■ **Prompt**
In the records below, reproduce exactly the lines from the one containing "Write the React, TypeScript" through the one containing "number; y: number;", both included, and omit the pictures.

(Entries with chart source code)
--------------------

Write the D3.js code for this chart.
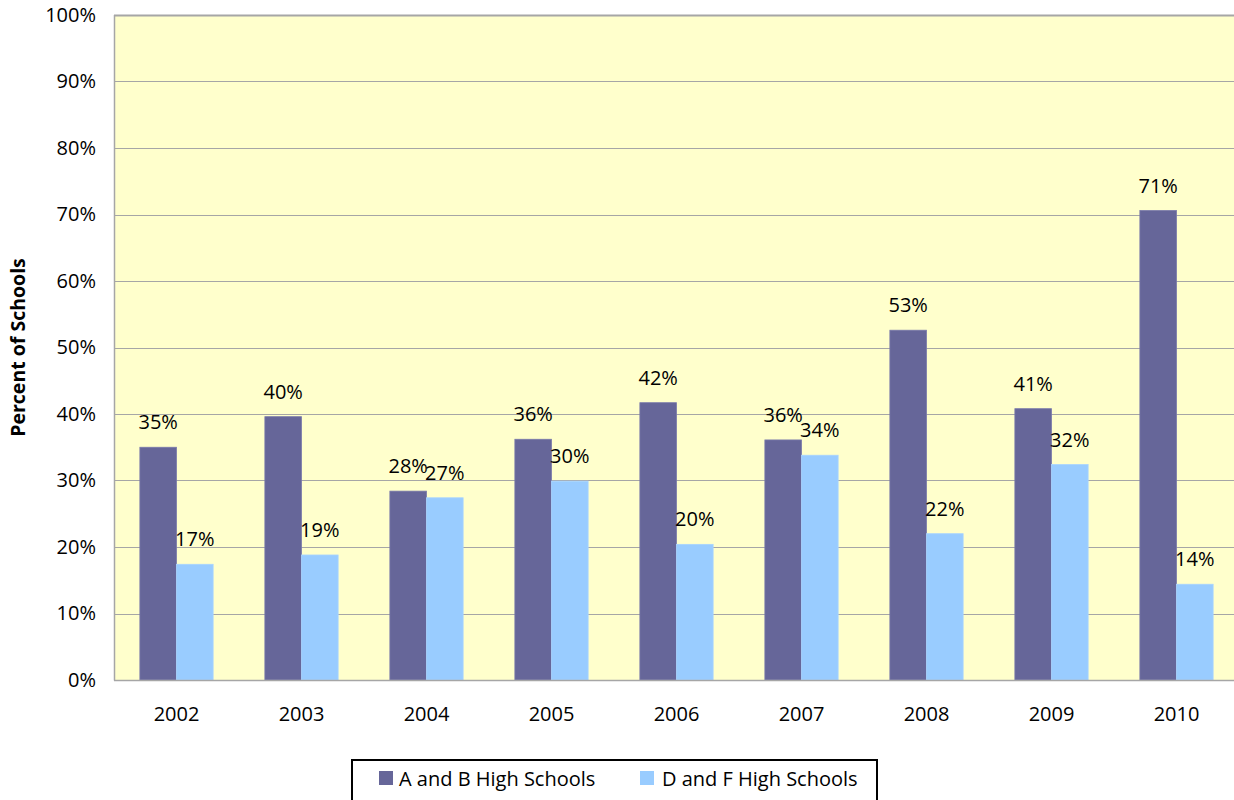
<!DOCTYPE html>
<html>
<head>
<meta charset="utf-8">
<script src="https://cdn.jsdelivr.net/npm/d3@7"></script>
<style>
  html, body { margin: 0; padding: 0; background: #ffffff; }
  svg { display: block; font-family: "Open Sans", "Noto Sans", sans-serif; }
</style>
</head>
<body>
<svg id="chart" width="1234" height="800"></svg>
<script>
// School grade shares by year
const years = ["2002", "2003", "2004", "2005", "2006", "2007", "2008", "2009", "2010"];
const seriesNames = ["A and B High Schools", "D and F High Schools"];
const abValues = [0.350, 0.396, 0.284, 0.362, 0.417, 0.361, 0.526, 0.408, 0.706];
const dfValues = [0.174, 0.188, 0.274, 0.299, 0.204, 0.338, 0.220, 0.324, 0.144];
const yTicks = [0, 0.1, 0.2, 0.3, 0.4, 0.5, 0.6, 0.7, 0.8, 0.9, 1.0];
const seriesColors = ["#666699", "#99ccff"];
const yTitle = "Percent of Schools";

const svg = d3.select("#chart");
const plot = { left: 114, top: 15, right: 1239, bottom: 680 };
const fontSize = 20;

const x = d3.scaleBand().domain(years).range([plot.left, plot.right]).padding(0);
const inner = d3.scaleBand().domain(seriesNames)
  .range([x.bandwidth() * 0.207, x.bandwidth() * 0.793]).padding(0);
const y = d3.scaleLinear().domain([0, 1]).range([plot.bottom, plot.top]);
const pct = d3.format(".0%");

// plot background
svg.append("rect")
  .attr("x", plot.left).attr("y", plot.top)
  .attr("width", plot.right - plot.left).attr("height", plot.bottom - plot.top)
  .attr("fill", "#ffffcc");

// horizontal gridlines
svg.append("g")
  .selectAll("line")
  .data(yTicks)
  .join("line")
  .attr("x1", plot.left).attr("x2", plot.right)
  .attr("y1", d => Math.round(y(d)) + 0.5).attr("y2", d => Math.round(y(d)) + 0.5)
  .attr("stroke", "#a6a6a6").attr("stroke-width", d => d === 1 ? 2 : 1);

// left border of the plot area
svg.append("line")
  .attr("x1", plot.left + 0.5).attr("x2", plot.left + 0.5)
  .attr("y1", plot.top).attr("y2", plot.bottom + 0.5)
  .attr("stroke", "#a6a6a6").attr("stroke-width", 1.5);

// y axis labels
const yAxis = d3.axisLeft(y).tickValues(yTicks).tickFormat(pct).tickSize(0).tickPadding(18);
const gy = svg.append("g").attr("transform", `translate(${plot.left},0)`).call(yAxis);
gy.select(".domain").remove();
gy.selectAll("text")
  .attr("font-size", fontSize).attr("fill", "#000")
  .attr("font-family", "'Open Sans', sans-serif");

// x axis labels
const xAxis = d3.axisBottom(x).tickSize(0).tickPadding(27);
const gx = svg.append("g").attr("transform", `translate(0,${plot.bottom})`).call(xAxis);
gx.select(".domain").remove();
gx.selectAll("text")
  .attr("font-size", fontSize).attr("fill", "#000")
  .attr("font-family", "'Open Sans', sans-serif");

// bars
const rows = years.map((yr, i) => ({ year: yr, vals: [abValues[i], dfValues[i]] }));
const groups = svg.append("g").selectAll("g")
  .data(rows).join("g")
  .attr("transform", d => `translate(${x(d.year)},0)`);

groups.selectAll("rect")
  .data(d => d.vals.map((v, k) => ({ name: seriesNames[k], v, k })))
  .join("rect")
  .attr("x", d => inner(d.name))
  .attr("y", d => y(d.v))
  .attr("width", inner.bandwidth())
  .attr("height", d => y(0) - y(d.v))
  .attr("fill", d => seriesColors[d.k])
  .attr("stroke", d => d.k === 0 ? "#7a7aab" : "#a8d4ff")
  .attr("stroke-width", 0.8);

// value labels above bars
groups.selectAll("text.val")
  .data(d => d.vals.map((v, k) => ({ name: seriesNames[k], v, k })))
  .join("text")
  .attr("class", "val")
  .attr("x", d => inner(d.name) + inner.bandwidth() / 2)
  .attr("y", d => y(d.v) - 18)
  .attr("text-anchor", "middle")
  .attr("font-size", fontSize)
  .attr("fill", "#000")
  .text(d => pct(d.v));

// x axis baseline
svg.append("line")
  .attr("x1", plot.left).attr("x2", plot.right)
  .attr("y1", plot.bottom + 0.5).attr("y2", plot.bottom + 0.5)
  .attr("stroke", "#a6a6a6").attr("stroke-width", 1.5);

// y axis title
svg.append("text")
  .attr("transform", `translate(25,${(plot.top + plot.bottom) / 2}) rotate(-90)`)
  .attr("text-anchor", "middle")
  .attr("font-size", 19.5)
  .attr("font-weight", "bold")
  .attr("fill", "#000")
  .text(yTitle);

// legend
const legend = svg.append("g");
legend.append("rect")
  .attr("x", 352).attr("y", 760)
  .attr("width", 525).attr("height", 60)
  .attr("fill", "#fff").attr("stroke", "#000").attr("stroke-width", 2);

const legendItems = [
  { name: seriesNames[0], color: seriesColors[0], sx: 379, tx: 399 },
  { name: seriesNames[1], color: seriesColors[1], sx: 640, tx: 662 }
];
const li = legend.selectAll("g.item").data(legendItems).join("g").attr("class", "item");
li.append("rect")
  .attr("x", d => d.sx).attr("y", 771)
  .attr("width", 14).attr("height", 14)
  .attr("fill", d => d.color);
li.append("text")
  .attr("x", d => d.tx).attr("y", 786)
  .attr("font-size", fontSize)
  .attr("fill", "#000")
  .text(d => d.name);
</script>
</body>
</html>
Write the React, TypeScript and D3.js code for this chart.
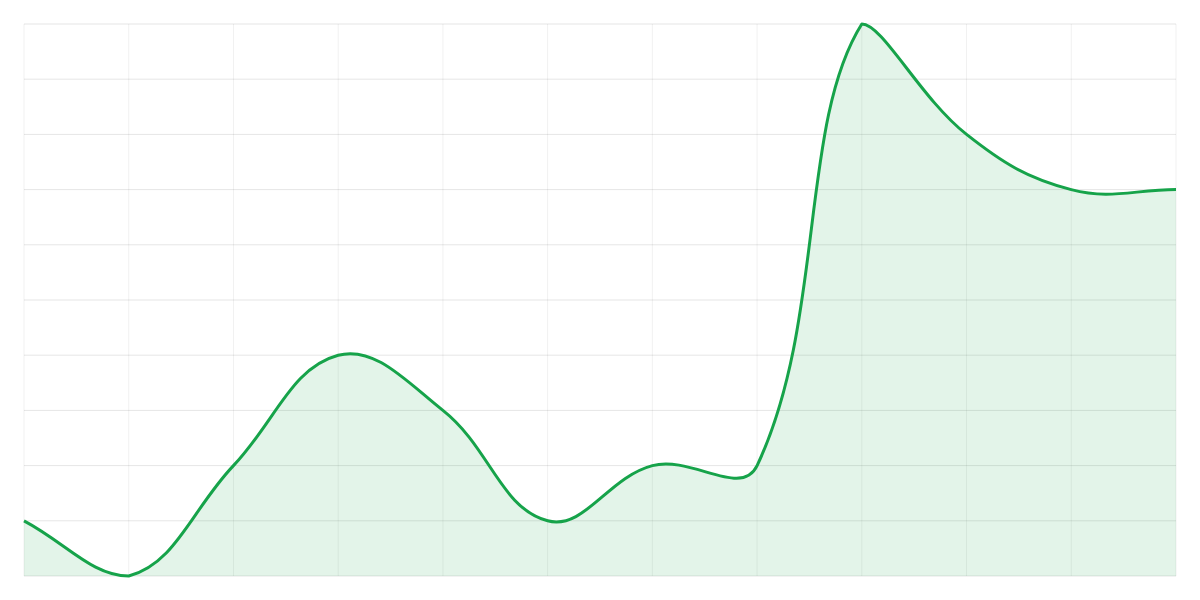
import { useEffect, useRef } from 'react';
import * as d3 from 'd3';

// values, one per vertical grid line
const labels = ['1', '2', '3', '4', '5', '6', '7', '8', '9', '10', '11', '12'];
const values = [1, 0, 2, 4, 3, 1, 2, 2, 10, 8, 7, 7];
const yTicks = [0, 1, 2, 3, 4, 5, 6, 7, 8, 9, 10];

const WIDTH = 1200;
const HEIGHT = 600;
const TENSION = 0.4;

type Pt = { x: number; y: number; cp1x: number; cp1y: number; cp2x: number; cp2y: number };

const App = () => {
  const svgRef = useRef<SVGSVGElement>(null);

  useEffect(() => {
    if (!svgRef.current) return;
    const svg = d3.select(svgRef.current);
    svg.selectAll('*').remove();

    const left = 24, right = 1176, top = 24, bottom = 576;

    const x = d3.scalePoint<string>().domain(labels).range([left, right]);
    const y = d3.scaleLinear().domain([0, 10]).range([bottom, top]);

    // vertical grid
    svg.append('g')
      .selectAll('line')
      .data(labels)
      .join('line')
      .attr('x1', d => x(d)!)
      .attr('x2', d => x(d)!)
      .attr('y1', top)
      .attr('y2', bottom)
      .attr('stroke', 'rgba(0,0,0,0.06)')
      .attr('stroke-width', 1);

    // horizontal grid
    svg.append('g')
      .selectAll('line')
      .data(yTicks)
      .join('line')
      .attr('x1', left)
      .attr('x2', right)
      .attr('y1', d => y(d))
      .attr('y2', d => y(d))
      .attr('stroke', 'rgba(0,0,0,0.1)')
      .attr('stroke-width', 1);

    // spline with capped control points (like a tension 0.4 line chart)
    const pts: Pt[] = values.map((v, i) => ({ x: x(labels[i])!, y: y(v), cp1x: 0, cp1y: 0, cp2x: 0, cp2y: 0 }));
    const cap = (v: number, lo: number, hi: number) => Math.max(Math.min(v, hi), lo);
    pts.forEach((p, i) => {
      const prev = pts[i - 1] || p;
      const next = pts[i + 1] || p;
      const d01 = Math.hypot(p.x - prev.x, p.y - prev.y);
      const d12 = Math.hypot(next.x - p.x, next.y - p.y);
      let s01 = d01 / (d01 + d12);
      let s12 = d12 / (d01 + d12);
      if (isNaN(s01)) s01 = 0;
      if (isNaN(s12)) s12 = 0;
      const fa = TENSION * s01;
      const fb = TENSION * s12;
      p.cp1x = cap(p.x - fa * (next.x - prev.x), left, right);
      p.cp1y = cap(p.y - fa * (next.y - prev.y), top, bottom);
      p.cp2x = cap(p.x + fb * (next.x - prev.x), left, right);
      p.cp2y = cap(p.y + fb * (next.y - prev.y), top, bottom);
    });

    const linePath = d3.path();
    linePath.moveTo(pts[0].x, pts[0].y);
    for (let i = 1; i < pts.length; i++) {
      const a = pts[i - 1];
      const b = pts[i];
      linePath.bezierCurveTo(a.cp2x, a.cp2y, b.cp1x, b.cp1y, b.x, b.y);
    }
    const lineD = linePath.toString();
    const areaD = `${lineD}L${pts[pts.length - 1].x},${bottom}L${pts[0].x},${bottom}Z`;

    svg.append('path')
      .attr('d', areaD)
      .attr('fill', 'rgba(22,163,74,0.12)');

    svg.append('path')
      .attr('d', lineD)
      .attr('fill', 'none')
      .attr('stroke', '#16a34a')
      .attr('stroke-width', 3)
      .attr('stroke-linejoin', 'round');
  }, []);

  return (
    <div style={{ position: 'absolute', left: 0, top: 0, width: WIDTH, height: HEIGHT, background: '#fff' }}>
      <svg ref={svgRef} width={WIDTH} height={HEIGHT} style={{ display: 'block' }}></svg>
    </div>
  );
};

export default App;
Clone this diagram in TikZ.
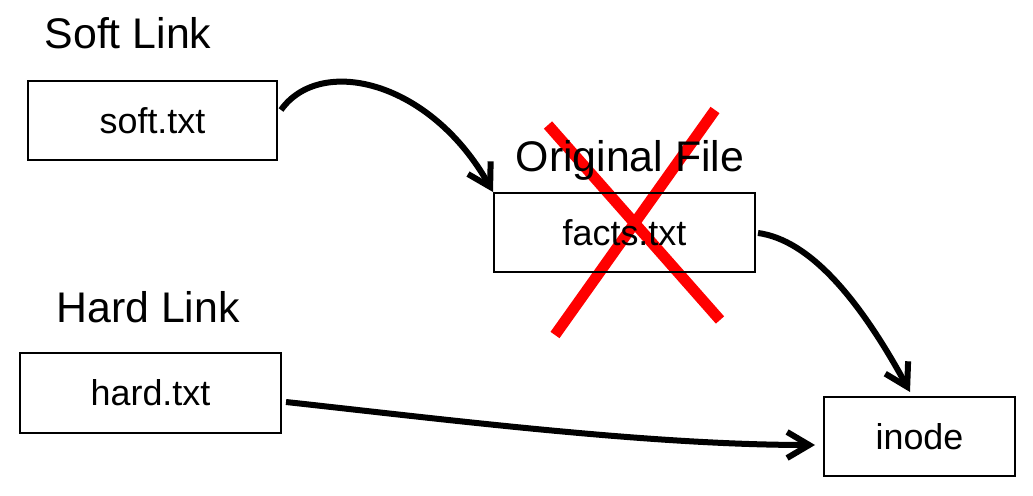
\documentclass[tikz,border=0pt]{standalone}
\usepackage{fontspec}
\setmainfont{Liberation Sans}
\usetikzlibrary{arrows.meta}
\tikzset{>={Straight Barb[length=22bp,width=26bp]}}
\tikzset{
  filebox/.style={draw=black,line width=2.2bp,inner sep=0pt,font=\fontsize{36}{40}\selectfont},
  title/.style={font=\fontsize{43}{48}\selectfont},
  link/.style={->,line width=6bp},
  cross/.style={draw=red,line width=11bp}
}

\begin{document}
\begin{tikzpicture}[x=1bp,y=-1bp]
  \useasboundingbox (0,0) rectangle (1033,496);
  % deleted
  \draw[cross] (548,125) -- (720,320);
  \draw[cross] (715,110) -- (555,335);
  % boxes
  \node[filebox,minimum width=249bp,minimum height=79bp] (soft) at (152.5,120.5) {soft.txt};
  \node[filebox,minimum width=261bp,minimum height=79bp] (facts) at (624.5,232.5) {facts.txt};
  \node[filebox,minimum width=261bp,minimum height=80bp] (hard) at (150.5,393) {hard.txt};
  \node[filebox,minimum width=191bp,minimum height=79bp] (inode) at (919.5,436.5) {inode};
  % titles
  \node[title] (softlbl) at (128,33) {Soft Link};
  \node[title] (origlbl) at (630,160) {Original File};
  \node[title] (hardlbl) at (148,307) {Hard Link};
  % links
  \coordinate (s1) at (281,110);
  \coordinate (s2) at (493,192);
  \draw[link] (s1) .. controls (320,55) and (430,80) .. (s2);
  \coordinate (f1) at (758,233);
  \coordinate (f2) at (910,392);
  \draw[link] (f1) .. controls (810,240) and (860,300) .. (f2);
  \coordinate (h1) at (286,402);
  \coordinate (h2) at (815,445);
  \draw[link] (h1) .. controls (450,420) and (650,445) .. (h2);
\end{tikzpicture}
\end{document}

--------------------

■ **Written reply**
Write the React, TypeScript and D3.js code for this chart.
import { useEffect, useRef } from 'react';
import * as d3 from 'd3';

// values, one per vertical grid line
const labels = ['1', '2', '3', '4', '5', '6', '7', '8', '9', '10', '11', '12'];
const values = [1, 0, 2, 4, 3, 1, 2, 2, 10, 8, 7, 7];
const yTicks = [0, 1, 2, 3, 4, 5, 6, 7, 8, 9, 10];

const WIDTH = 1200;
const HEIGHT = 600;
const TENSION = 0.4;

type Pt = { x: number; y: number; cp1x: number; cp1y: number; cp2x: number; cp2y: number };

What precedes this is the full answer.